Thursday, July 16, 2009

133 PERSONS KILLED IN ROAD ACCIDENTS IN ER...Between January and June, this year (PAGE 20)

ONE Hundred and thirty-three persons were killed in road accidents in the Eastern Region between January and June, this year.
This implied that on the average, about 22 people perished in road carnage in the region every month.
Statistics made available to the Daily Graphic by the Eastern Regional Motor Traffic and Transport Unit (MTTU), showed that 68 people lost their lives between January and March, this year in 330 accidents involving 433 vehicles.
The number of deaths, however, reduced between April and June, when 65 persons lost their lives in 380 accidents involving 520 vehicles, a decrease of 4.42 per cent over that of the first quarter of the year.
As many as 449 persons sustained various degrees of injury in accidents during the first quarter of the year while 615 persons got injured in the second quarter.
Speaking in an interview at Koforidua, the Eastern Regional Commander of the MTTU, Superintendent James S. Peprah said, “many innocent road users have suffered untold hardships, with some of them being maimed as a result of road accidents”.
“If we can lose about 133 lives within six months in one region, how safe are we on our roads?”, Supt Peprah asked.
According to him, most of the fatal accidents occurred along the Apedwa Junction-Bunso-Nkawkaw stretch of the Accra-Kumasi Highway, which he described as “extremely accident prone area”.

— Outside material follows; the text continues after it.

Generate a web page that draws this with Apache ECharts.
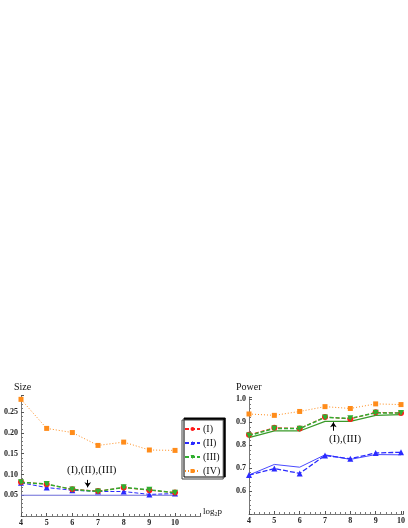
<!DOCTYPE html>
<html>
<head>
<meta charset="utf-8">
<script src="https://cdn.jsdelivr.net/npm/echarts@6/dist/echarts.min.js"></script>
<style>
  html, body { margin: 0; padding: 0; background: #fff; }
  #chart { width: 408px; height: 528px; }
</style>
</head>
<body>
<div id="chart"></div>
<script>
// log2 p
const xVals = [4, 5, 6, 7, 8, 9, 10]

// Size panel
const sizeI = [0.082, 0.0765, 0.0645, 0.060, 0.0685, 0.062, 0.0565]
const sizeII = [0.080, 0.0685, 0.062, 0.059, 0.059, 0.052, 0.054]
const sizeIII = [0.081, 0.077, 0.064, 0.059, 0.069, 0.063, 0.056]
const sizeIV = [0.281, 0.211, 0.201, 0.170, 0.178, 0.159, 0.158]
const nominalSize = 0.05

// Power panel
const powerI = [0.845, 0.876, 0.873, 0.923, 0.914, 0.943, 0.940]
const powerII = [0.670, 0.698, 0.677, 0.755, 0.741, 0.766, 0.769]
const powerIII = [0.842, 0.873, 0.872, 0.921, 0.917, 0.941, 0.940]
const powerIV = [0.936, 0.930, 0.947, 0.968, 0.960, 0.980, 0.977]
const powerIISolid = [0.670, 0.716, 0.704, 0.758, 0.738, 0.759, 0.758]
const powerIIISolid = [0.833, 0.862, 0.862, 0.904, 0.904, 0.930, 0.933]

const names = ['(I)', '(II)', '(III)', '(IV)']
const colors = { I: '#ff1a1a', II: '#2a2aff', III: '#2fae2f', IV: '#ff8c1a' }
const serif = 'Liberation Serif'

const pts = arr => arr.map((v, i) => [xVals[i], v])

const tickLabel = { color: '#222', fontFamily: serif, fontSize: 8, fontWeight: 'bold', margin: 3 }
const axLine = { lineStyle: { color: '#777', width: 1 } }
const axTick = { inside: true, length: 3, lineStyle: { color: '#555' } }
const minor = { show: true, splitNumber: 5, length: 2, lineStyle: { color: '#777' } }

const isMult = (v, s) => Math.abs(v / s - Math.round(v / s)) < 1e-6

const xAxisBase = idx => ({
  type: 'value', gridIndex: idx, min: 4, max: idx === 0 ? 11 : 10.1, interval: 1,
  axisLine: { ...axLine, onZero: false }, axisTick: axTick, minorTick: minor,
  splitLine: { show: false },
  axisLabel: { ...tickLabel, formatter: v => (isMult(v, 1) && v <= 10) ? String(v) : '' }
})

const markerSeries = (name, data, color, symbol, lineType, idx, extra) => ({
  name, type: 'line', xAxisIndex: idx, yAxisIndex: idx, data: pts(data),
  symbol, symbolSize: symbol === 'rect' ? 5 : 6, symbolRotate: extra && extra.rotate || 0,
  lineStyle: { color, width: (extra && extra.width) || 1, type: lineType },
  itemStyle: { color }, z: (extra && extra.z) || 2
})

const chart = echarts.init(document.getElementById('chart'))
const option = {
  backgroundColor: '#fff',
  animation: false,
  grid: [
    { left: 21, top: 395.6, width: 179.7, height: 120.4 },
    { left: 249, top: 397, width: 156.2, height: 117 }
  ],
  xAxis: [xAxisBase(0), xAxisBase(1)],
  yAxis: [
    {
      type: 'value', gridIndex: 0, min: 0, max: 0.29, interval: 0.05,
      axisLine: { ...axLine, onZero: false }, axisTick: axTick,
      minorTick: { ...minor, splitNumber: 5 }, splitLine: { show: false },
      axisLabel: { ...tickLabel, formatter: v => (v > 0.001 && isMult(v, 0.05)) ? v.toFixed(2) : '' }
    },
    {
      type: 'value', gridIndex: 1, min: 0.5, max: 1.01, interval: 0.1,
      axisLine: { ...axLine, onZero: false }, axisTick: axTick,
      minorTick: { ...minor, splitNumber: 5 }, splitLine: { show: false },
      axisLabel: { ...tickLabel, formatter: v => (v > 0.55 && isMult(v, 0.1)) ? v.toFixed(1) : '' }
    }
  ],
  legend: {
    data: names, orient: 'vertical', left: 182, top: 420,
    itemWidth: 15, itemHeight: 5, itemGap: 4, padding: [4, 3, 3, 2],
    backgroundColor: '#fff', borderColor: '#444', borderWidth: 1,
    shadowColor: '#000', shadowBlur: 0, shadowOffsetX: 2, shadowOffsetY: -2,
    textStyle: { fontFamily: serif, fontSize: 10, color: '#111', padding: [0, 0, 0, -2] },
    selectedMode: false
  },
  series: [
    {
      name: 'nominal', type: 'line', xAxisIndex: 0, yAxisIndex: 0,
      data: [[xVals[0], nominalSize], [xVals[xVals.length - 1], nominalSize]],
      symbol: 'none', lineStyle: { color: '#6a6ad8', width: 1 }, z: 1
    },
    markerSeries('(IV)', sizeIV, colors.IV, 'rect', [1, 2], 0),
    markerSeries('(II)', sizeII, colors.II, 'triangle', [4, 2], 0),
    markerSeries('(I)', sizeI, colors.I, 'circle', [4, 2], 0),
    {
      ...markerSeries('(III)', sizeIII, colors.III, 'triangle', [4, 2], 0, { rotate: 180, width: 1.5, z: 3 }),
      markLine: {
        silent: true, symbol: ['none', 'arrow'], symbolSize: 5, label: { show: false },
        lineStyle: { color: '#000', type: 'solid', width: 1 },
        data: [[{ coord: [6.6, 0.087] }, { coord: [6.6, 0.069] }]]
      }
    },
    markerSeries('(IV)', powerIV, colors.IV, 'rect', [1, 2], 1),
    {
      name: 'II solid', type: 'line', xAxisIndex: 1, yAxisIndex: 1, data: pts(powerIISolid),
      symbol: 'none', lineStyle: { color: '#4a4aff', width: 1 }, z: 1
    },
    markerSeries('(II)', powerII, colors.II, 'triangle', [5, 2], 1, { width: 1.3 }),
    {
      name: 'III solid', type: 'line', xAxisIndex: 1, yAxisIndex: 1, data: pts(powerIIISolid),
      symbol: 'none', lineStyle: { color: '#3a9a2a', width: 1.2 }, z: 1,
      markLine: {
        silent: true, symbol: ['none', 'arrow'], symbolSize: 5, label: { show: false },
        lineStyle: { color: '#000', type: 'solid', width: 1 },
        data: [[{ coord: [7.33, 0.863] }, { coord: [7.33, 0.9] }]]
      }
    },
    markerSeries('(I)', powerI, colors.I, 'circle', [4, 2], 1),
    markerSeries('(III)', powerIII, colors.III, 'triangle', [4, 2], 1, { rotate: 180, width: 1.5, z: 3 })
  ],
  graphic: [
    { type: 'text', left: 14, top: 382, style: { text: 'Size', font: '10px "Liberation Serif"', fill: '#111' } },
    { type: 'text', left: 236, top: 382, style: { text: 'Power', font: '10px "Liberation Serif"', fill: '#111' } },
    { type: 'text', left: 67, top: 465, style: { text: '(I),(II),(III)', font: '11px "Liberation Serif"', fill: '#111' } },
    { type: 'text', left: 329, top: 434, style: { text: '(I),(III)', font: '11px "Liberation Serif"', fill: '#111' } },
    {
      type: 'text', left: 203, top: 507,
      style: {
        text: 'log{s|2}p', font: '9px "Liberation Serif"', fill: '#111',
        rich: { s: { fontSize: 6, fontFamily: serif, padding: [5, 0, 0, 0] } }
      }
    }
  ]
}
chart.setOption(option)
window.addEventListener('resize', () => chart.resize())
</script>
</body>
</html>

Supt Peprah attributed the causes of road fatalities to drivers’ ignorance of road signs, the use of KIA trucks to convey passengers, speeding, drunk driving, wrongful overtaking and the frequent breakdown of overloaded trucks on the highway.
He stated that the intensification of highway patrols by his outfit had immensely reduced the use of KIA trucks to convey passengers on the highways, a situation which contributed to high fatalities on the roads.
The MTTU Commander also mentioned the intensification of patrols on the highways to check speeding, overtaking on dangerous portions of roads, drunk driving as well as educating both drivers and passengers on how to comport themselves on the roads, as part of the measures to reduce carnage on the roads.
He appealed to motorists to be extremely cautious on the Accra-Kumasi Highway and refrain from alcoholic drinks when driving in order to arrive safely at their destinations.